Here is the newly updated method using a Lambda expression (tested to work);
public static string ProperSpace(string text)
{
return text.Aggregate(new StringBuilder(), (sb, c) =>
{
if (Char.IsUpper(c)) sb.Append(" ");
sb.Append(c);
return sb;
}).ToString().Trim();
}
I also appreciate the many links to other (similar) topics.
In particular this topic which is so true.

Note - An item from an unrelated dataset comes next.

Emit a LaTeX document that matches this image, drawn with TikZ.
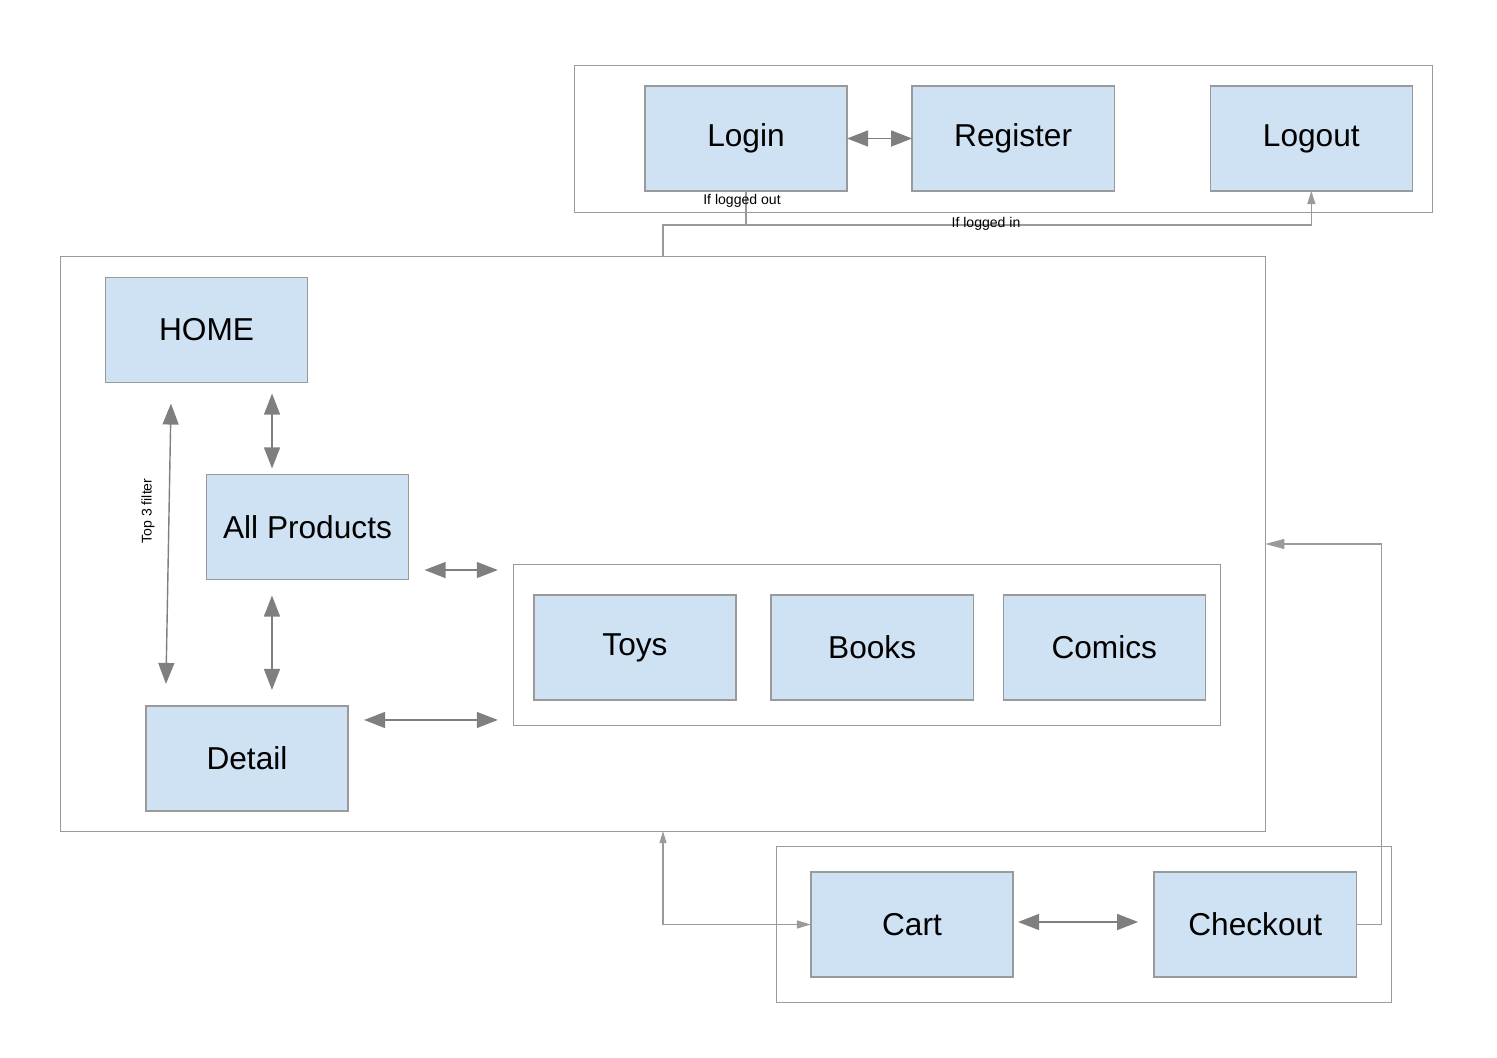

This is doing the same as the original code and even avoids the generation of the second (lower case) string.
var result = text.Aggregate(new StringBuilder(),
(sb, c) => (Char.IsUpper(c) ? sb.Append(' ') : sb).Append(c));

Personally, I think your method is simple and clear, and I would stick with it (I think I might have even written the exact same code somewhere along the lines).
UPDATE:
How about this as a starting point?
public IEnumerable<char> MakeNice(IEnumerable<char> str)
{
foreach (var chr in str)
{
if (char.ToUpper(chr) == chr)
{
yield return ' ';
}
yield return chr;
}
}
public string MakeNiceString(string str)
{
return new string(MakeNice(str)).Trim();
}

Like leppie, I'm not sure this is a good candidate for LINQ. You could force it, of course, but that wouldn't be a useful example. A minor tweak would be to compare text[i] against lowered[i] to avoid some unnecessary strings - and maybe default the sb to new StringBuilder(text.Length) (or a small amount higher):
if (text[i] != lowered[i]) sb.Append(' ');
sb.Append(a);
Other than that - I'd leave it alone;

public static string ProperSpace(string text)
{
return text.Aggregate(new StringBuilder(), (sb, c) =>
{
if (Char.IsUpper(c) && sb.Length > 0)
sb.Append(" ");
sb.Append(c);
return sb;
}).ToString();
}

I would use RegularExpressions for this case.
public static string ProperSpace(string text)
{
var expression = new Regex("[A-Z]");
return expression.Replace(text, " $0");
}
If you want to use a lambda you could use:
public static string ManipulateString(string text, Func<string, string> manipulator)
{
return manipulator(text);
}
// then
var expression = new Regex("[A-Z]");
ManipulateString("DoesNotMatterHowManyWords", s => expression.Replace(text, " $0"));
Which is essentially the same as using an anonyous delegate of
var expression = new Regex("[A-Z]");
ManipulateString("DoesNotMatterHowManyWords", delegate(s) {
return expression.Replace(text, " $0")
});

Here is a way of doing it:
string.Join("", text.Select((c, i) => (i > 0 && char.IsUpper(c)) ? " " + c : c.ToString()).ToArray());
But I don't see where the improvement is. Just check this very recent question...
EDIT : For those who are wondering: yes, I intentionnaly picked an ugly solution.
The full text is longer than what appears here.